There’s a pretty, lightweight, short-sleeved shirt that I own. If you know me personally, it’s reasonably likely you’ll have seen me wearing it at some point.
And I’m confident that it’s the oldest piece of clothing I own. I first got it in the winter of 2001/2002, which makes it a massive 23 years old!
Given that I seem to be incapable of owning clothing without holing it in short order1, why has this shirt lasted so long? Is it imbued with some form of mystical draconic longevity?2
A 23-year-old shirt that’s been worn most months would most-likely already represent good value, but I bought this particular garment second-hand, from a stall in Preston’s Covered Market. For 50 pence! That’s cheap enough that it would have been the best-value shirt I’d ever owned even if it had fallen apart as quickly as my clothes do typically.
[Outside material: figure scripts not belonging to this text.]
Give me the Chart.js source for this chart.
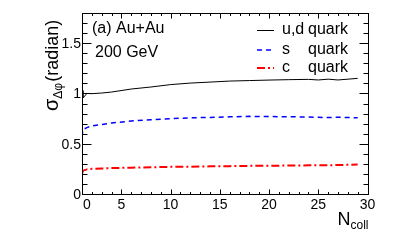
<!DOCTYPE html>
<html>
<head>
<meta charset="utf-8">
<script src="https://cdn.jsdelivr.net/npm/chart.js@4"></script>
<style>
  html, body { margin: 0; padding: 0; background: #fff; }
  #wrap { width: 409px; height: 245px; }
</style>
</head>
<body>
<div id="wrap"><canvas id="sigmaChart" width="409" height="245"></canvas></div>
<script>
// N_coll sampling points and sigma_dphi values
const nColl = [1, 1.1, 1.5, 2, 3, 4, 6, 8, 10, 12, 14, 16, 18, 20, 22, 24, 25, 26, 27, 29];
const udQuark = [1.03, 0.955, 1.0, 0.998, 1.004, 1.014, 1.044, 1.064, 1.088, 1.103, 1.113, 1.123, 1.128, 1.133, 1.137, 1.14, 1.134, 1.142, 1.134, 1.15];
const sQuark = [0.57, 0.64, 0.66, 0.677, 0.691, 0.706, 0.726, 0.739, 0.75, 0.757, 0.762, 0.767, 0.772, 0.77, 0.768, 0.766, 0.763, 0.76, 0.764, 0.758];
const cQuark = [0.2, 0.232, 0.245, 0.25, 0.254, 0.258, 0.262, 0.266, 0.27, 0.272, 0.275, 0.277, 0.28, 0.281, 0.283, 0.285, 0.285, 0.286, 0.288, 0.293];

const seriesNames = ['u,d', 's', 'c'];
const xTicks = [0, 5, 10, 15, 20, 25, 30];
const yTicks = [0, 0.5, 1, 1.5];

const FONT = '"Liberation Sans", Arial, Helvetica, sans-serif';
const toPts = vals => nColl.map((x, i) => ({ x: x, y: vals[i] }));

// ROOT-like frame, inward ticks, labels, titles and legend
const rootFrame = {
    id: 'rootFrame',
    afterDraw(chart) {
        const { ctx, chartArea: a, scales: { x, y } } = chart;
        const L = Math.round(a.left) + 0.5, R = Math.round(a.right) + 0.5;
        const T = Math.round(a.top) + 0.5, B = Math.round(a.bottom) + 0.5;
        ctx.save();
        ctx.strokeStyle = '#000';
        ctx.lineWidth = 1;
        ctx.strokeRect(L, T, R - L, B - T);

        ctx.beginPath();
        // x ticks (bottom + top)
        for (let v = Math.ceil(x.min); v <= x.max; v++) {
            const px = Math.round(x.getPixelForValue(v)) + 0.5;
            const len = v % 5 === 0 ? 5 : 2.5;
            ctx.moveTo(px, B); ctx.lineTo(px, B - len);
            ctx.moveTo(px, T); ctx.lineTo(px, T + len);
        }
        // y ticks (left + right)
        for (let k = 0; k <= 18; k++) {
            const v = k / 10;
            const py = Math.round(y.getPixelForValue(v)) + 0.5;
            const len = k % 5 === 0 ? 9 : 5;
            ctx.moveTo(L, py); ctx.lineTo(L + len, py);
            ctx.moveTo(R, py); ctx.lineTo(R - len, py);
        }
        ctx.stroke();

        ctx.fillStyle = '#000';
        ctx.font = '14px ' + FONT;
        ctx.textBaseline = 'top';
        ctx.textAlign = 'center';
        xTicks.forEach(v => {
            let px = x.getPixelForValue(v);
            if (px < a.left + 5) px = a.left + 5;
            ctx.fillText(String(v), px, a.bottom + 4);
        });
        ctx.textAlign = 'right';
        ctx.textBaseline = 'middle';
        yTicks.forEach(v => {
            ctx.fillText(String(v), a.left - 1, y.getPixelForValue(v) + 1);
        });

        // x title N_coll
        ctx.textAlign = 'left';
        ctx.textBaseline = 'alphabetic';
        ctx.font = '12px ' + FONT;
        const wSub = ctx.measureText('coll').width;
        ctx.font = '18px ' + FONT;
        const wN = ctx.measureText('N').width;
        const xEnd = a.right + 1;
        ctx.fillText('N', xEnd - wSub - wN, 225);
        ctx.font = '12px ' + FONT;
        ctx.fillText('coll', xEnd - wSub, 229);

        // y title sigma_dphi (radian)
        ctx.save();
        ctx.translate(58, 111);
        ctx.rotate(-Math.PI / 2);
        ctx.font = '20px ' + FONT;
        ctx.fillText('σ', 0, 0);
        let off = ctx.measureText('σ').width;
        ctx.font = '12px ' + FONT;
        ctx.fillText('Δφ', off, 4);
        off += ctx.measureText('Δφ').width + 1;
        ctx.font = '18px ' + FONT;
        ctx.fillText('(radian)', off, 0);
        ctx.restore();

        // annotations
        ctx.font = '16px ' + FONT;
        ctx.textBaseline = 'middle';
        ctx.fillText('(a) Au+Au', 92, 29);
        ctx.fillText('200 GeV', 95, 53);

        // legend
        const rows = [30, 49.5, 67.5];
        chart.data.datasets.forEach((ds, i) => {
            const yy = rows[i];
            ctx.save();
            ctx.strokeStyle = ds.borderColor;
            ctx.lineWidth = ds.borderWidth;
            ctx.setLineDash(ds.borderDash || []);
            ctx.beginPath();
            ctx.moveTo(257, yy + 0.5);
            ctx.lineTo(274, yy + 0.5);
            ctx.stroke();
            ctx.restore();
            ctx.fillText(seriesNames[i], 282, yy);
            ctx.fillText('quark', 308, yy);
        });
        ctx.restore();
    }
};

new Chart(document.getElementById('sigmaChart'), {
    type: 'line',
    data: {
        datasets: [
            { label: 'u,d quark', data: toPts(udQuark), borderColor: '#000000', borderWidth: 1, pointRadius: 0, tension: 0 },
            { label: 's quark', data: toPts(sQuark), borderColor: '#0000ff', borderWidth: 1.5, borderDash: [5, 4], pointRadius: 0, tension: 0 },
            { label: 'c quark', data: toPts(cQuark), borderColor: '#ff0000', borderWidth: 2, borderDash: [8, 3, 2, 3], pointRadius: 0, tension: 0 }
        ]
    },
    options: {
        responsive: false,
        animation: false,
        layout: { padding: { left: 82, right: 41.5, top: 13, bottom: 51 } },
        plugins: { legend: { display: false }, tooltip: { enabled: false } },
        scales: {
            x: { type: 'linear', min: 1, max: 30, display: false },
            y: { min: 0, max: 1.8, display: false }
        }
    },
    plugins: [rootFrame]
});
</script>
</body>
</html>
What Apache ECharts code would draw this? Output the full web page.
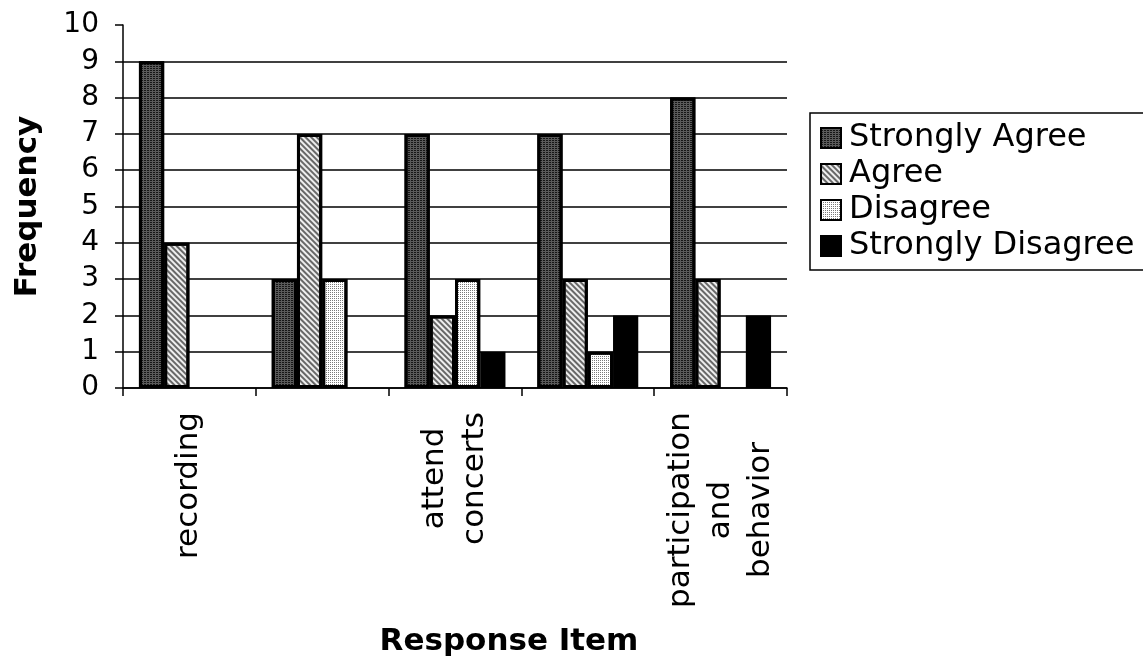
<!DOCTYPE html>
<html>
<head>
<meta charset="utf-8">
<script src="https://cdn.jsdelivr.net/npm/echarts@6/dist/echarts.min.js"></script>
<style>
  html, body { margin: 0; padding: 0; background: #fff; }
  #chart { width: 1143px; height: 667px; }
</style>
</head>
<body>
<div id="chart"></div>
<script>
// ---- data ----
const categories = ['recording', '', 'attend\nconcerts', '', 'participation\nand\nbehavior'];
const seriesNames = ['Strongly Agree', 'Agree', 'Disagree', 'Strongly Disagree'];
const stronglyAgree = [9, 3, 7, 7, 8];
const agree = [4, 7, 2, 3, 3];
const disagree = [0, 3, 3, 1, 0];
const stronglyDisagree = [0, 0, 1, 2, 2];
const yMin = 0, yMax = 10, yStep = 1;
const xTitle = 'Response Item';
const yTitle = 'Frequency';

// ---- styling ----
const FONT = '"DejaVu Sans", Verdana, sans-serif';
const LABEL_SIZE = 31;

// measure lines to build centered multi-line rotated labels
const ctx = document.createElement('canvas').getContext('2d');
ctx.font = LABEL_SIZE + 'px "DejaVu Sans"';
const rich = {};
categories.forEach((c, i) => {
  const w = Math.max(1, ...c.split('\n').map(l => ctx.measureText(l).width));
  rich['c' + i] = { width: Math.ceil(w), align: 'center', fontSize: LABEL_SIZE, fontFamily: FONT, lineHeight: 40, color: '#000' };
});

const styles = [
  { color: '#5a5a5a', decal: { symbol: 'rect', symbolSize: 1, color: 'rgba(0,0,0,0.75)', dashArrayX: [2, 1], dashArrayY: [1, 1], rotation: 0 } },
  { color: '#eeeeee', decal: { symbol: 'rect', symbolSize: 1, color: 'rgba(70,70,70,0.8)', dashArrayX: [1, 0], dashArrayY: [2, 2], rotation: Math.PI / 4 } },
  { color: '#ffffff', decal: { symbol: 'rect', symbolSize: 1, color: '#7a7a7a', dashArrayX: [1, 1], dashArrayY: [1, 1], rotation: 0 } },
  { color: '#000000' }
];
const values = [stronglyAgree, agree, disagree, stronglyDisagree];

const chart = echarts.init(document.getElementById('chart'));
chart.setOption({
  animation: false,
  backgroundColor: '#fff',
  grid: { left: 123, right: 356, top: 25, bottom: 279 },
  legend: {
    orient: 'vertical',
    left: 810, top: 113,
    padding: [9, 30, 8, 10],
    itemGap: 4,
    itemWidth: 20, itemHeight: 20,
    icon: 'rect',
    borderColor: '#000', borderWidth: 1.5,
    itemStyle: { borderColor: '#000', borderWidth: 2 },
    textStyle: { fontFamily: FONT, fontSize: 32, color: '#000', padding: [0, 0, 0, 3] },
    data: seriesNames
  },
  xAxis: {
    type: 'category',
    data: categories,
    name: xTitle,
    nameLocation: 'middle',
    nameGap: 238,
    nameTextStyle: { fontFamily: FONT, fontSize: 31, fontWeight: 'bold', color: '#000', padding: [0, 0, 0, 108] },
    axisLine: { lineStyle: { color: '#000', width: 1.5 } },
    axisTick: { show: true, interval: 0, length: 8, lineStyle: { color: '#000', width: 1.5 } },
    axisLabel: {
      interval: 0, rotate: 90, margin: 24,
      formatter: (v, i) => v ? v.split('\n').map(l => '{c' + i + '|' + l + '}').join('\n') : '',
      rich: rich
    },
    splitLine: { show: false }
  },
  yAxis: {
    type: 'value',
    min: yMin, max: yMax, interval: yStep,
    name: yTitle,
    nameLocation: 'middle',
    nameGap: 80,
    nameTextStyle: { fontFamily: FONT, fontSize: 31, fontWeight: 'bold', color: '#000' },
    axisLine: { show: true, lineStyle: { color: '#000', width: 1.5 } },
    axisTick: { show: true, length: 8, lineStyle: { color: '#000', width: 1.5 } },
    axisLabel: { fontFamily: FONT, fontSize: 28, color: '#000', margin: 24 },
    splitLine: { show: true, showMaxLine: false, lineStyle: { color: '#000', width: 1.6 } }
  },
  series: seriesNames.map((n, k) => ({
    name: n,
    type: 'bar',
    data: values[k].map(v => v === 0 ? { value: v, itemStyle: { borderWidth: 0 } } : v),
    barGap: '0%',
    barCategoryGap: '24%',
    itemStyle: Object.assign({ borderColor: '#000', borderWidth: 3 }, styles[k])
  }))
});
</script>
</body>
</html>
That it’s instead lasted over two decades is just… mind-boggling.
Footnotes
1 My socks wear holes within a year or two; my trousers gain crotch tears, possibly as a result of over-aggressive cycling, within a similar timespan; my t-shirts for some reason reliably get holes under the left armpit usually within four years, and so on.
2 With thanks to the Wayback Machine, I found an original web page about my shirt on the designer’s website (in an example of full “early 2000s” web design – look at those image navigation buttons with no alt-text! – as well as other retro touches like being able to order by fax before paying in deutschemarks). They’re still making shirts, I see, although no longer in this design.